# TASK DIRECTIONS
Your task is to repeat the lines below exactly, excluding any pictures they contain.

# MATERIAL PROVIDED
## Begin

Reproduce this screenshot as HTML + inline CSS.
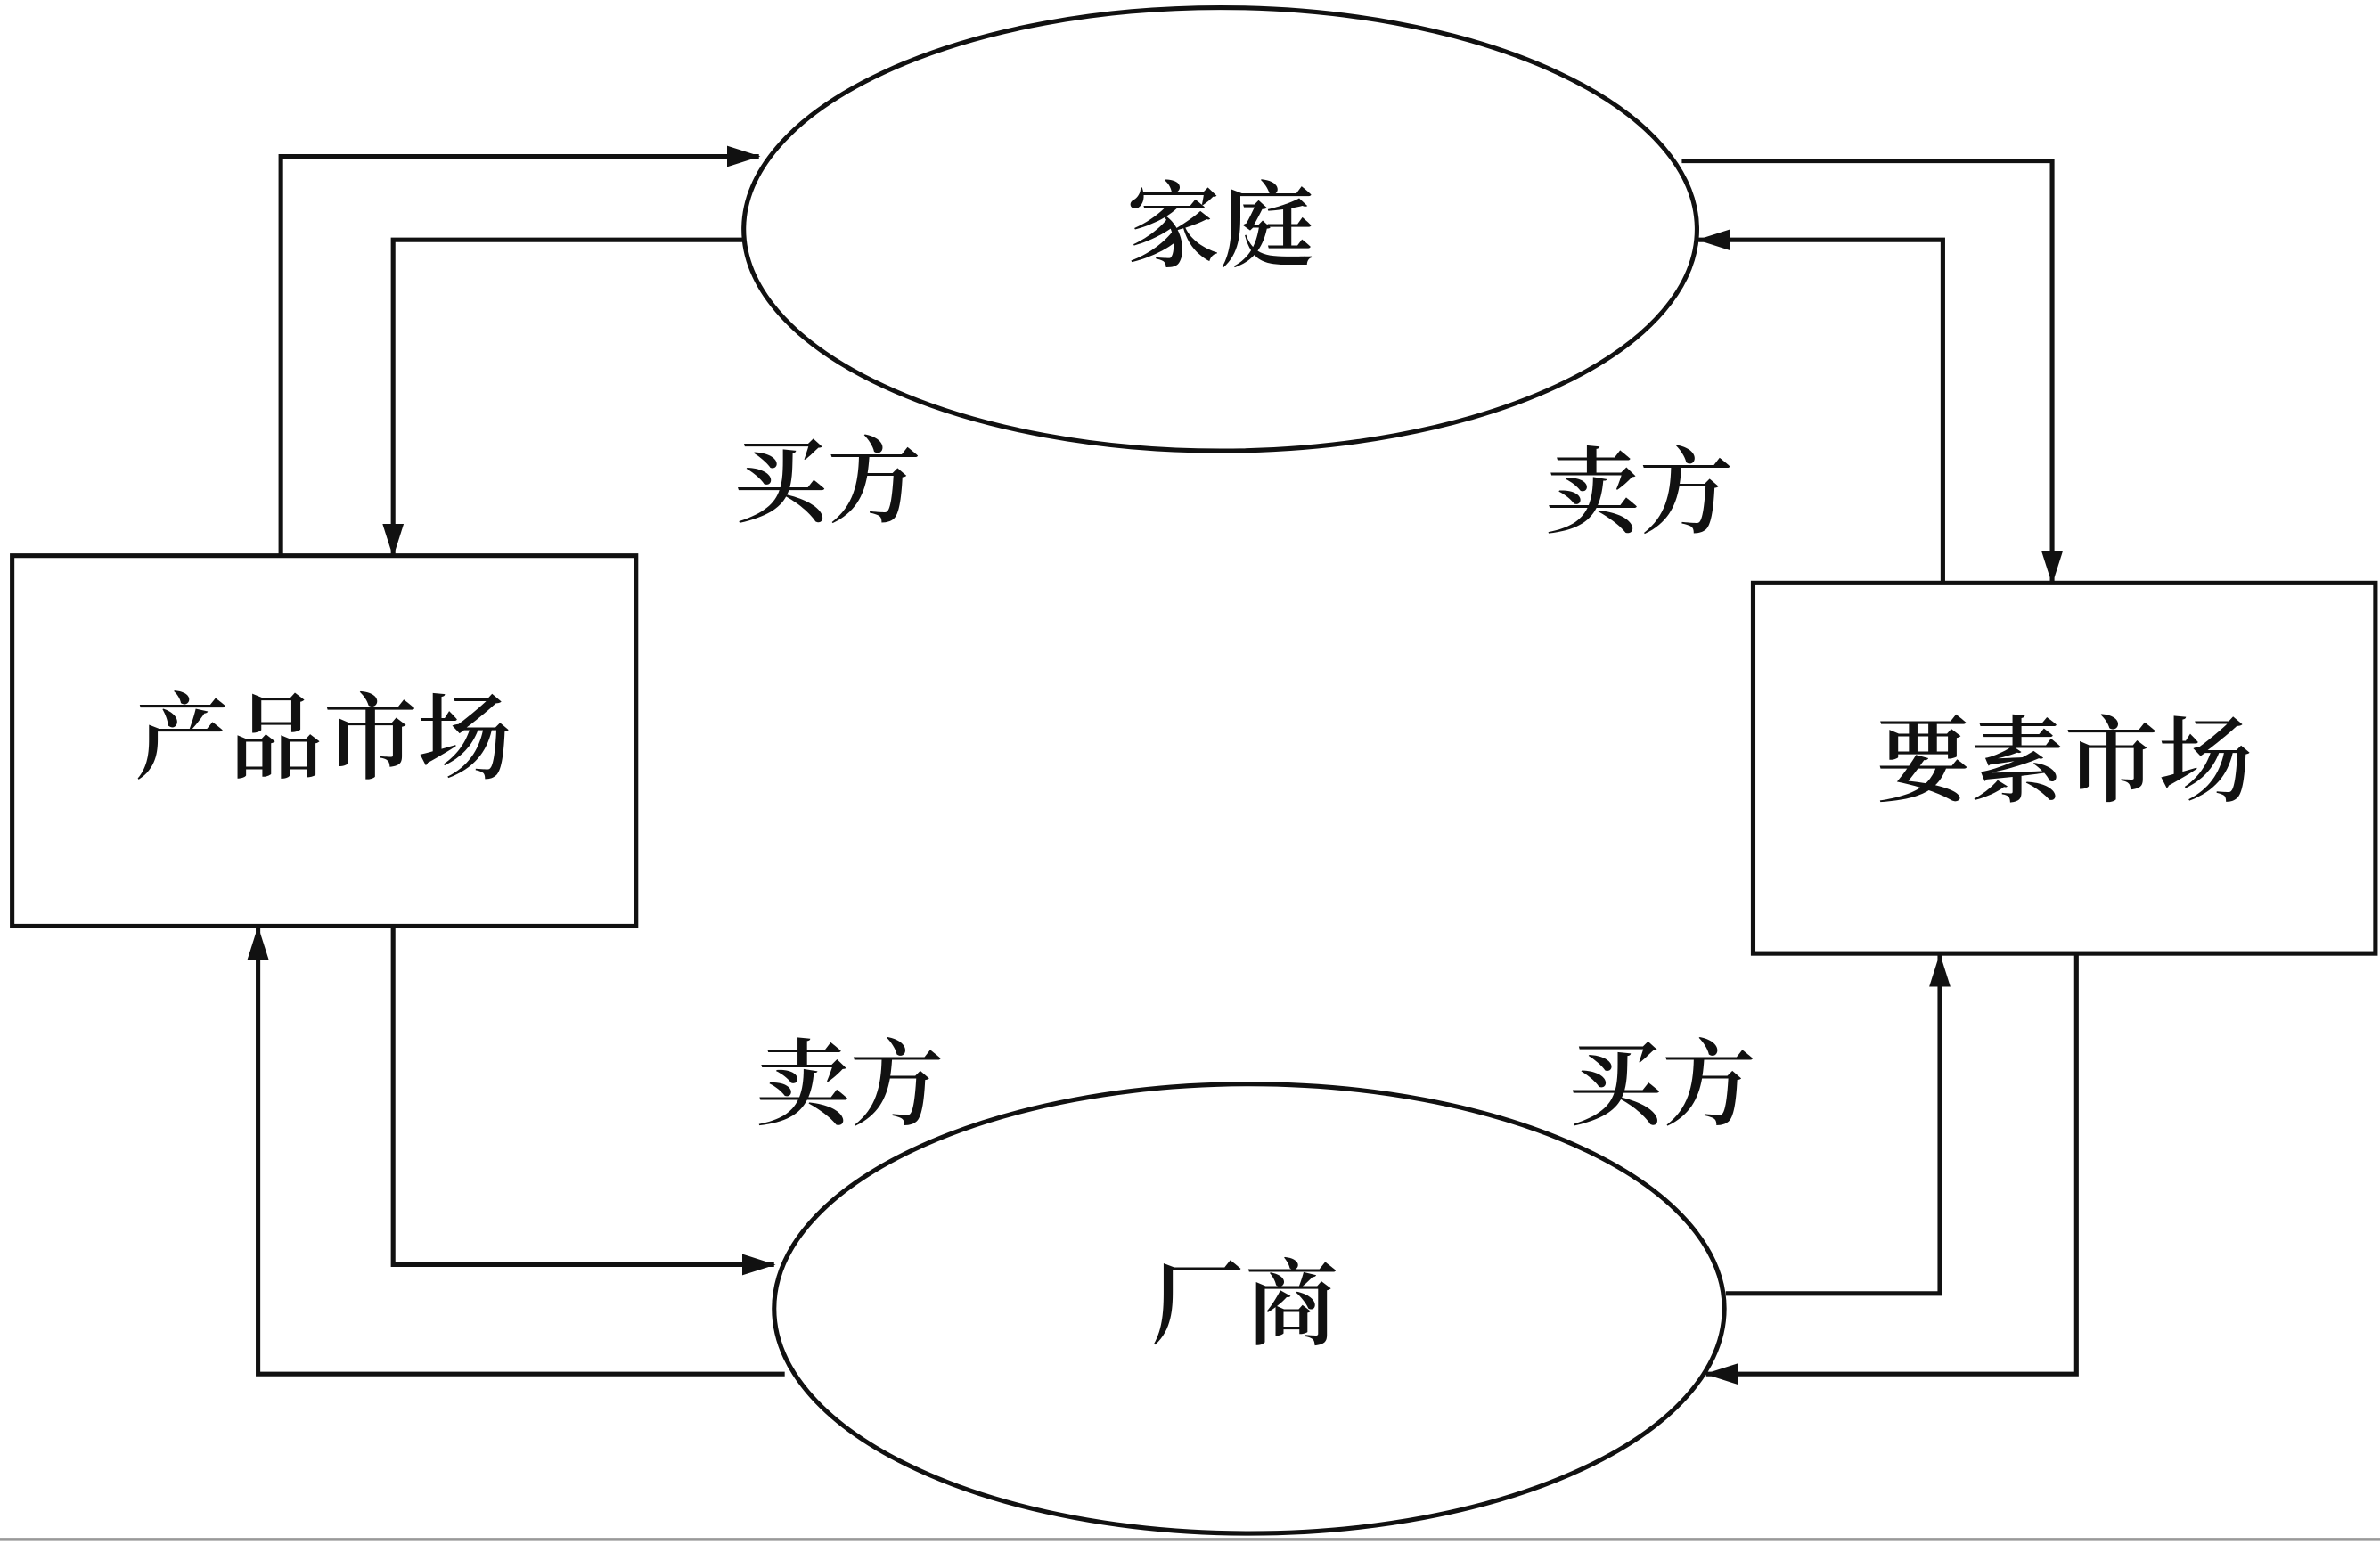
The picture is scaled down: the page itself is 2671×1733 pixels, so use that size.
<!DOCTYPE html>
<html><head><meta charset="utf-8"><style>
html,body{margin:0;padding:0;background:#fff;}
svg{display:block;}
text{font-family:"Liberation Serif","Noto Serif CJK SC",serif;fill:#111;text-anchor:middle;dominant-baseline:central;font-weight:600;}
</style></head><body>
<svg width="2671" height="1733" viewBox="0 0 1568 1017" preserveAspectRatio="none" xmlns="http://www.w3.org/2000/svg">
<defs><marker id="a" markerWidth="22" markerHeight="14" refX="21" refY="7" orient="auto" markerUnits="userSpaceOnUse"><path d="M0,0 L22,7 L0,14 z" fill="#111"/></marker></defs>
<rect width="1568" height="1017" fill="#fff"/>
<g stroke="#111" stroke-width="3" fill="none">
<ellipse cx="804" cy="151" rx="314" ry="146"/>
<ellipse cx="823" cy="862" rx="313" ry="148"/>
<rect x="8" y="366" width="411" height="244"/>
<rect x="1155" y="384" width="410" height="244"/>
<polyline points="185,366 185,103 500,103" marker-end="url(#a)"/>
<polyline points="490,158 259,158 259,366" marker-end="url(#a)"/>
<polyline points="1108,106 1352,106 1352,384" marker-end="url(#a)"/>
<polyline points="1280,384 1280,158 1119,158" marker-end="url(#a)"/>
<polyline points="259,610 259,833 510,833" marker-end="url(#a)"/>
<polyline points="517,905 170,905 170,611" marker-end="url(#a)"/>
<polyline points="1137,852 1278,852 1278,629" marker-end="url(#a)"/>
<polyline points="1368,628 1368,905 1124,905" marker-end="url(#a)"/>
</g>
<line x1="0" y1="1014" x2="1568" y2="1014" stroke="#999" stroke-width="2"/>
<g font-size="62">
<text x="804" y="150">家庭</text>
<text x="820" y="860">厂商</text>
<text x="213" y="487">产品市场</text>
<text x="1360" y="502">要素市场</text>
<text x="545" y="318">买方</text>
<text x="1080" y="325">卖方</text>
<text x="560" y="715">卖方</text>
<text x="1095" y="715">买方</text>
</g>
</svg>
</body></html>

## End

# RESPONSE TO THIS EXERCISE
Reproduce this screenshot as HTML + inline CSS.
The picture is scaled down: the page itself is 2671×1733 pixels, so use that size.
<!DOCTYPE html>
<html><head><meta charset="utf-8"><style>
html,body{margin:0;padding:0;background:#fff;}
svg{display:block;}
text{font-family:"Liberation Serif","Noto Serif CJK SC",serif;fill:#111;text-anchor:middle;dominant-baseline:central;font-weight:600;}
</style></head><body>
<svg width="2671" height="1733" viewBox="0 0 1568 1017" preserveAspectRatio="none" xmlns="http://www.w3.org/2000/svg">
<defs><marker id="a" markerWidth="22" markerHeight="14" refX="21" refY="7" orient="auto" markerUnits="userSpaceOnUse"><path d="M0,0 L22,7 L0,14 z" fill="#111"/></marker></defs>
<rect width="1568" height="1017" fill="#fff"/>
<g stroke="#111" stroke-width="3" fill="none">
<ellipse cx="804" cy="151" rx="314" ry="146"/>
<ellipse cx="823" cy="862" rx="313" ry="148"/>
<rect x="8" y="366" width="411" height="244"/>
<rect x="1155" y="384" width="410" height="244"/>
<polyline points="185,366 185,103 500,103" marker-end="url(#a)"/>
<polyline points="490,158 259,158 259,366" marker-end="url(#a)"/>
<polyline points="1108,106 1352,106 1352,384" marker-end="url(#a)"/>
<polyline points="1280,384 1280,158 1119,158" marker-end="url(#a)"/>
<polyline points="259,610 259,833 510,833" marker-end="url(#a)"/>
<polyline points="517,905 170,905 170,611" marker-end="url(#a)"/>
<polyline points="1137,852 1278,852 1278,629" marker-end="url(#a)"/>
<polyline points="1368,628 1368,905 1124,905" marker-end="url(#a)"/>
</g>
<line x1="0" y1="1014" x2="1568" y2="1014" stroke="#999" stroke-width="2"/>
<g font-size="62">
<text x="804" y="150">家庭</text>
<text x="820" y="860">厂商</text>
<text x="213" y="487">产品市场</text>
<text x="1360" y="502">要素市场</text>
<text x="545" y="318">买方</text>
<text x="1080" y="325">卖方</text>
<text x="560" y="715">卖方</text>
<text x="1095" y="715">买方</text>
</g>
</svg>
</body></html>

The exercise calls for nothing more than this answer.